Ensure your product content is discoverable in social searches. With 83% of Malaysian consumers using social platforms for product research, your brand needs to appear where they are looking — not just where you prefer to post. This means optimised TikTok Shop content, searchable Instagram captions, and YouTube content that answers the questions consumers are actually asking.
Build creator partnerships into your media plan, not as an add-on. In 2026, the purchase path for social commerce runs through creator content. If your social budget is entirely in platform ads, you are missing the conversion mechanism that the data shows is driving actual sales for most categories.
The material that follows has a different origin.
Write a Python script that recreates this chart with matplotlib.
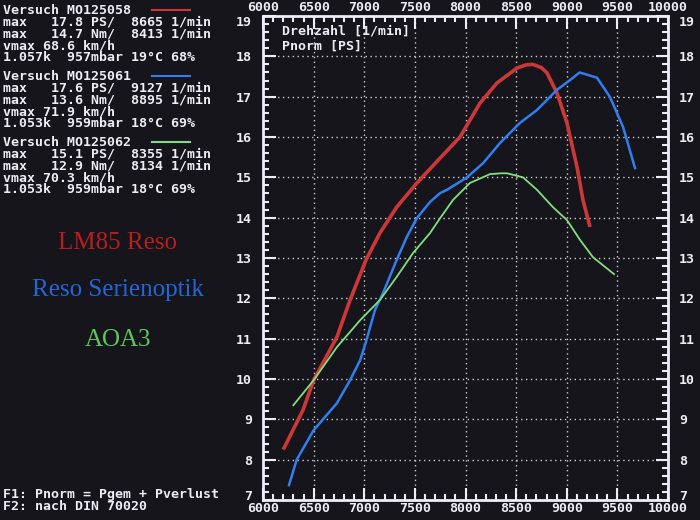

Do not ignore Facebook for older demographic targeting. While TikTok captures the younger end, consumers aged 45+ are more likely to be reached on Facebook. A platform strategy that ignores Facebook entirely will underperform for any brand with a broad demographic target.
What Not to Do
Do not treat all social platforms as equivalent. Facebook, YouTube, TikTok, and Instagram serve different roles in the consumer research journey. A single creative that gets re-posted across all platforms without adaptation will underperform platform-specific content that matches how each platform is actually used.
Do not prioritise follower count over audience quality. For most Malaysian brands, a creator with 50,000 engaged followers in your target demographic will outperform a mega-influencer with 2 million generic followers. Relevance beats reach in the creator economy.
Do not assume your 2024 social media strategy is still valid. The 17% year-on-year growth in TikTok Shop buyers, shifting platform market shares, and the continued evolution of how Malaysian consumers use social for product research mean last year’s strategy needs a fresh look in 2026.